Facts are also stubborn because every word he said about the Isakson amendment is inaccurate. He did not discuss a single word of the 614 pages, except to say before you grant legal status to people here illegally, we must have border security so we do not repeat the tragedy of 1986.
In Deep South Georgia, we have an old saying: If you want to get the mud out of the spring, you have to get the hog out of the water. The hog in the water in this debate is those who have been trying to obfuscate everything we are trying to say.
Simply, we want the same thing. We want comprehensive reform. That begins with what the President said last night: Border security first. The President said last night that we can do it by 2008. Ask Congress for the money. This is an authorization. I want a commitment.
If we do not commit to the people of the United States of America--our school systems that are overcrowded, our health care and emergency rooms that are challenged, our civil justice system is challenged--and see to it that we get a border that is secure so we can manage our legal immigration in the future, history will be the teacher that we had in 1986.

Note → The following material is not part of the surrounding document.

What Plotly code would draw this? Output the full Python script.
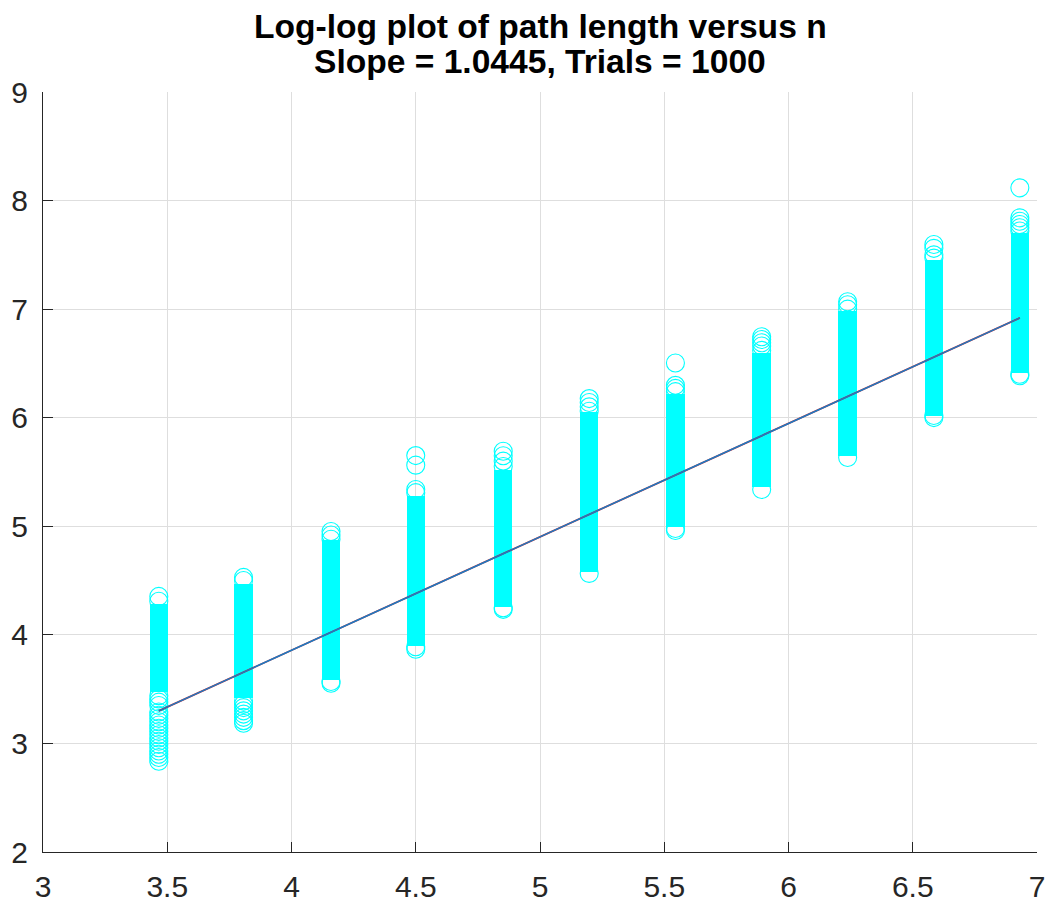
import plotly.graph_objects as go

# ---- data ----
# x positions = log(n) for each n tested
x_pos = [3.466, 3.807, 4.159, 4.500, 4.852, 5.198, 5.545, 5.892, 6.238, 6.585, 6.931]

# dense part of each column (log path length), where the 1000 circles merge into a solid band
band_lo = [3.47, 3.42, 3.58, 3.90, 4.26, 4.58, 4.99, 5.36, 5.65, 6.02, 6.41]
band_hi = [4.28, 4.47, 4.87, 5.28, 5.52, 6.05, 6.22, 6.60, 6.98, 7.45, 7.70]

# individually visible circles (edges of each column and outliers)
col1_rings = [2.836, 2.87, 2.90, 2.93, 2.96, 2.99, 3.02, 3.05, 3.08, 3.11, 3.14, 3.17,
              3.20, 3.23, 3.26, 3.29, 3.35, 3.38, 3.41, 3.44, 4.31, 4.354]
col2_rings = [3.186, 3.21, 3.24, 3.27, 3.30, 3.33, 3.36, 3.39, 4.50, 4.529]
col3_rings = [3.554, 3.57, 4.88, 4.92, 4.952]
col4_rings = [3.867, 3.89, 5.31, 5.339, 5.563, 5.651]
col5_rings = [4.235, 4.25, 5.55, 5.60, 5.65, 5.691]
col6_rings = [4.566, 6.06, 6.10, 6.14, 6.176]
col7_rings = [4.961, 4.98, 6.24, 6.27, 6.298, 6.504]
col8_rings = [5.339, 6.62, 6.66, 6.69, 6.72, 6.746]
col9_rings = [5.633, 7.00, 7.04, 7.068]
col10_rings = [6.001, 6.02, 7.47, 7.50, 7.56, 7.595]
col11_rings = [6.387, 6.40, 7.72, 7.75, 7.78, 7.81, 7.841, 8.117]

# least-squares fit shown in the chart
fit_slope = 1.0445
fit_intercept = -0.32

# tick labels
x_ticks = [3, 3.5, 4, 4.5, 5, 5.5, 6, 6.5, 7]
x_tick_text = ["3", "3.5", "4", "4.5", "5", "5.5", "6", "6.5", "7"]
y_ticks = [2, 3, 4, 5, 6, 7, 8, 9]

title_line1 = "Log-log plot of path length versus n"
title_line2 = "Slope = 1.0445, Trials = 1000"

# ---- build ----
all_rings = [col1_rings, col2_rings, col3_rings, col4_rings, col5_rings, col6_rings,
             col7_rings, col8_rings, col9_rings, col10_rings, col11_rings]
ring_x, ring_y = [], []
for xv, vals in zip(x_pos, all_rings):
    ring_x += [xv] * len(vals)
    ring_y += vals

CYAN = "#00ffff"
fig = go.Figure()
fig.add_trace(go.Bar(
    x=x_pos, y=[h - l for l, h in zip(band_lo, band_hi)], base=band_lo,
    width=0.074, marker=dict(color=CYAN, line=dict(width=0)), showlegend=False))
fig.add_trace(go.Scatter(
    x=ring_x, y=ring_y, mode="markers", showlegend=False, cliponaxis=False,
    marker=dict(symbol="circle-open", size=18, color=CYAN, line=dict(width=1.1, color=CYAN))))
fit_y = [fit_intercept + fit_slope * xv for xv in x_pos]
fig.add_trace(go.Scatter(x=x_pos, y=fit_y, mode="lines", showlegend=False,
                         line=dict(color="#d0202a", width=1.8)))
fig.add_trace(go.Scatter(x=x_pos, y=fit_y, mode="lines", showlegend=False,
                         line=dict(color="#1a7cc4", width=1.5)))

TICKFONT = dict(family="Liberation Sans, Arial, sans-serif", size=30, color="#262626")
axis_common = dict(
    showgrid=True, gridcolor="#dedede", gridwidth=1,
    showline=True, linecolor="#262626", linewidth=1, mirror=False,
    ticks="inside", ticklen=10, tickcolor="#262626", tickwidth=1,
    zeroline=False, automargin=False, ticklabeloverflow="allow",
    tickfont=TICKFONT,
)
fig.update_xaxes(range=[3, 7], tickvals=x_ticks, ticktext=x_tick_text,
                 ticklabelstandoff=8, **axis_common)
fig.update_yaxes(range=[2, 9], tickvals=y_ticks, ticklabelstandoff=8, **axis_common)

tfont = dict(family="Liberation Sans, Arial, sans-serif", size=33.6, color="#000000")
fig.add_annotation(text="<b>" + title_line1 + "</b>", x=0.5, xref="paper",
                   y=1 + 65.5 / 760, yref="paper", yanchor="middle",
                   showarrow=False, font=tfont)
fig.add_annotation(text="<b>" + title_line2 + "</b>", x=0.5, xref="paper",
                   y=1 + 30 / 760, yref="paper", yanchor="middle",
                   showarrow=False, font=tfont)

fig.update_layout(
    width=1045, height=903,
    margin=dict(l=43, r=8, t=92, b=51),
    plot_bgcolor="white", paper_bgcolor="white",
    bargap=0, showlegend=False,
)
# remove the page's default body margin so the 1045x903 figure fills the window exactly
fig.write_html("out.html", config={"displayModeBar": False},
               post_script="document.body.style.margin='0';document.body.style.overflow='hidden';")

Facts are stubborn things. The fact is, the Isakson amendment on this comprehensive reform says what the President said last night, that securing the border first is job one. I submit anything that anyone says that is the opposite means they want to repeat the tragedy of 1986.
I ask my colleagues to sincerely search their heart and soul for their constituents and vote in favor of this amendment. Let's have comprehensive reform that begins with a secure border.